▶ **Set task**
Retype the data exactly, from its first line to the line containing "0.0002, 0, 0];", including both, and skip any picture.

..............................

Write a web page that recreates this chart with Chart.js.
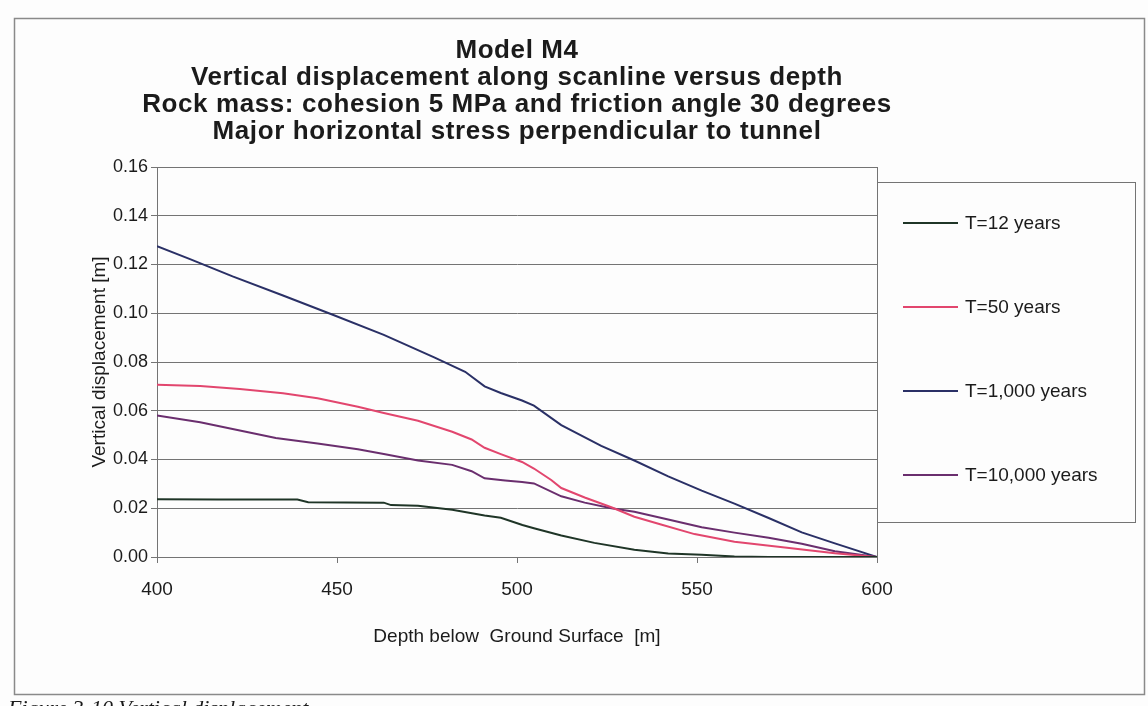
<!DOCTYPE html>
<html lang="en">
<head>
  <meta charset="UTF-8" />
  <title>Model M4 - vertical displacement vs depth</title>
  <script src="https://cdn.jsdelivr.net/npm/chart.js@4.4.0/dist/chart.umd.min.js"></script>
  <style>
    html, body { margin: 0; padding: 0; background: #fdfdfd; }
    #wrap { width: 1148px; height: 706px; }
  </style>
</head>
<body>
  <div id="wrap"><canvas id="dispChart" width="1148" height="706"></canvas></div>

  <script>
    // --- data ---
    const titleLines = [
      "Model M4",
      "Vertical displacement along scanline versus depth",
      "Rock mass: cohesion 5 MPa and friction angle 30 degrees",
      "Major horizontal stress perpendicular to tunnel"
    ];
    const xTitle = "Depth below  Ground Surface  [m]";
    const yTitle = "Vertical displacement [m]";
    const caption = "Figure 3-10 Vertical displacement";

    const xTicks = [400, 450, 500, 550, 600];
    const yTickLabels = ["0.00", "0.02", "0.04", "0.06", "0.08", "0.10", "0.12", "0.14", "0.16"];

    const seriesNames = ["T=12 years", "T=50 years", "T=1,000 years", "T=10,000 years"];
    const seriesColors = ["#1f3527", "#e2466e", "#2a3066", "#6a2e6e"];

    const depth12 = [400, 417, 439, 442, 463, 465, 472.5, 482, 491, 495.5, 501.5, 504.7, 512.3, 521.5, 532.6, 542, 551.3, 560.4, 570, 600];
    const disp12  = [0.0237, 0.0236, 0.0236, 0.0225, 0.0223, 0.0213, 0.0210, 0.0194, 0.0170, 0.0161, 0.0131, 0.0118, 0.0088, 0.0058, 0.0030, 0.0014, 0.0009, 0.0002, 0, 0];

    const depth50 = [400, 412, 423, 435, 444.6, 455.8, 463, 472.5, 482, 487.4, 491, 495.5, 501.4, 504.7, 509.5, 512.3, 518.8, 526.2, 532.6, 540, 549.3, 560.4, 574.4, 588.3, 600];
    const disp50  = [0.0707, 0.0702, 0.0689, 0.0672, 0.0651, 0.0616, 0.0591, 0.0559, 0.0514, 0.0482, 0.0448, 0.0422, 0.0390, 0.0363, 0.0316, 0.0283, 0.0244, 0.0204, 0.0165, 0.0133, 0.0094, 0.0063, 0.0039, 0.0015, 0];

    const depth1000 = [400, 409, 421, 435, 449, 463, 477, 485.6, 491, 495.5, 501.4, 504.7, 512.3, 523.4, 532.6, 542, 551.3, 560.4, 569.9, 579.1, 588.3, 600];
    const disp1000  = [0.1275, 0.1223, 0.1151, 0.1073, 0.0993, 0.0911, 0.0819, 0.0760, 0.0700, 0.0673, 0.0642, 0.0621, 0.0541, 0.0456, 0.0396, 0.0331, 0.0272, 0.0219, 0.0160, 0.0101, 0.0056, 0];

    const depth10000 = [400, 412, 421, 433, 444.6, 455.8, 463, 472.5, 482, 487.4, 491, 496.7, 501.4, 504.7, 512.3, 518.8, 526.2, 532.6, 542, 551.3, 560.4, 569.9, 579.1, 588.3, 600];
    const disp10000  = [0.0581, 0.0553, 0.0525, 0.0488, 0.0466, 0.0442, 0.0423, 0.0396, 0.0378, 0.0352, 0.0323, 0.0314, 0.0308, 0.0302, 0.0249, 0.0223, 0.0200, 0.0186, 0.0154, 0.0122, 0.0100, 0.0079, 0.0054, 0.0024, 0];

    const depths = [depth12, depth50, depth1000, depth10000];
    const disps  = [disp12, disp50, disp1000, disp10000];

    const FONT = "'Liberation Sans', Arial, sans-serif";
    const TEXT = "#1b1b1b";
    const GRID = "#747474";

    const datasets = seriesNames.map((name, i) => ({
      label: name,
      data: depths[i].map((d, j) => ({ x: d, y: disps[i][j] })),
      borderColor: seriesColors[i],
      backgroundColor: seriesColors[i],
      borderWidth: 2,
      pointRadius: 0,
      tension: 0,
      fill: false
    }));

    // page frame, title block, plot border, boxed legend
    const decorations = {
      id: "decorations",
      beforeDraw(chart) {
        const c = chart.ctx;
        c.save();
        c.fillStyle = "#fdfdfd";
        c.fillRect(0, 0, chart.width, chart.height);
        c.strokeStyle = "#8a8a8a";
        c.lineWidth = 1.5;
        c.strokeRect(14.5, 18.5, 1130, 676);
        c.restore();
      },
      beforeDatasetsDraw(chart) {
        const { ctx: c, chartArea: a } = chart;
        c.save();
        c.strokeStyle = GRID;
        c.lineWidth = 1;
        c.strokeRect(a.left + 0.5, a.top + 0.5, a.right - a.left, a.bottom - a.top);
        c.restore();
      },
      afterDraw(chart) {
        const { ctx: c, chartArea: a } = chart;
        c.save();
        // title
        c.fillStyle = TEXT;
        c.textAlign = "center";
        c.textBaseline = "middle";
        c.font = "bold 26px " + FONT;
        if ("letterSpacing" in c) c.letterSpacing = "0.6px";
        const cx = (a.left + a.right) / 2;
        titleLines.forEach((t, i) => c.fillText(t, cx, 51 + i * 27));
        if ("letterSpacing" in c) c.letterSpacing = "0px";

        // legend box
        const lx = a.right, ly = 182, lw = 258, lh = 340;
        c.strokeStyle = GRID;
        c.lineWidth = 1;
        c.strokeRect(lx + 0.5, ly + 0.5, lw, lh);
        c.font = "19px " + FONT;
        c.textAlign = "left";
        chart.data.datasets.forEach((ds, i) => {
          const y = ly + 41 + i * 84;
          c.strokeStyle = ds.borderColor;
          c.lineWidth = 2;
          c.beginPath();
          c.moveTo(lx + 26, y);
          c.lineTo(lx + 81, y);
          c.stroke();
          c.fillStyle = TEXT;
          c.fillText(ds.label, lx + 88, y + 1);
        });

        // caption cut by the page edge
        c.font = "italic 22px 'Liberation Serif', 'Times New Roman', serif";
        c.textBaseline = "top";
        c.fillText(caption, 8, 698);
        c.restore();
      }
    };

    new Chart(document.getElementById("dispChart"), {
      type: "line",
      data: { datasets },
      plugins: [decorations],
      options: {
        responsive: false,
        animation: false,
        layout: { padding: { left: 0, right: 271, top: 167, bottom: 0 } },
        plugins: {
          legend: { display: false },
          title: { display: false },
          tooltip: { enabled: false }
        },
        scales: {
          x: {
            type: "linear",
            min: xTicks[0],
            max: xTicks[xTicks.length - 1],
            afterBuildTicks: s => { s.ticks = xTicks.map(v => ({ value: v })); },
            afterFit: s => { s.height = 149; },
            grid: { drawOnChartArea: false, color: GRID, tickLength: 6 },
            border: { color: GRID, width: 1 },
            ticks: {
              color: TEXT,
              padding: 15,
              maxRotation: 0,
              font: { family: FONT, size: 19 }
            },
            title: {
              display: true,
              text: xTitle,
              color: TEXT,
              font: { family: FONT, size: 19 },
              padding: { top: 0, bottom: 58 }
            }
          },
          y: {
            min: 0,
            max: 0.16,
            afterBuildTicks: s => { s.ticks = yTickLabels.map(t => ({ value: parseFloat(t) })); },
            afterFit: s => { s.width = 157; },
            grid: { color: GRID, lineWidth: 1, tickLength: 6 },
            border: { color: GRID, width: 1 },
            ticks: {
              color: TEXT,
              padding: 3,
              font: { family: FONT, size: 18 },
              callback: (v, i) => yTickLabels[i]
            },
            title: {
              display: true,
              text: yTitle,
              color: TEXT,
              font: { family: FONT, size: 19 },
              padding: { top: 88, bottom: 0 }
            }
          }
        }
      }
    });
  </script>
</body>
</html>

..............................

▶ **Problem solution**
Write a web page that recreates this chart with Chart.js.
<!DOCTYPE html>
<html lang="en">
<head>
  <meta charset="UTF-8" />
  <title>Model M4 - vertical displacement vs depth</title>
  <script src="https://cdn.jsdelivr.net/npm/chart.js@4.4.0/dist/chart.umd.min.js"></script>
  <style>
    html, body { margin: 0; padding: 0; background: #fdfdfd; }
    #wrap { width: 1148px; height: 706px; }
  </style>
</head>
<body>
  <div id="wrap"><canvas id="dispChart" width="1148" height="706"></canvas></div>

  <script>
    // --- data ---
    const titleLines = [
      "Model M4",
      "Vertical displacement along scanline versus depth",
      "Rock mass: cohesion 5 MPa and friction angle 30 degrees",
      "Major horizontal stress perpendicular to tunnel"
    ];
    const xTitle = "Depth below  Ground Surface  [m]";
    const yTitle = "Vertical displacement [m]";
    const caption = "Figure 3-10 Vertical displacement";

    const xTicks = [400, 450, 500, 550, 600];
    const yTickLabels = ["0.00", "0.02", "0.04", "0.06", "0.08", "0.10", "0.12", "0.14", "0.16"];

    const seriesNames = ["T=12 years", "T=50 years", "T=1,000 years", "T=10,000 years"];
    const seriesColors = ["#1f3527", "#e2466e", "#2a3066", "#6a2e6e"];

    const depth12 = [400, 417, 439, 442, 463, 465, 472.5, 482, 491, 495.5, 501.5, 504.7, 512.3, 521.5, 532.6, 542, 551.3, 560.4, 570, 600];
    const disp12  = [0.0237, 0.0236, 0.0236, 0.0225, 0.0223, 0.0213, 0.0210, 0.0194, 0.0170, 0.0161, 0.0131, 0.0118, 0.0088, 0.0058, 0.0030, 0.0014, 0.0009, 0.0002, 0, 0];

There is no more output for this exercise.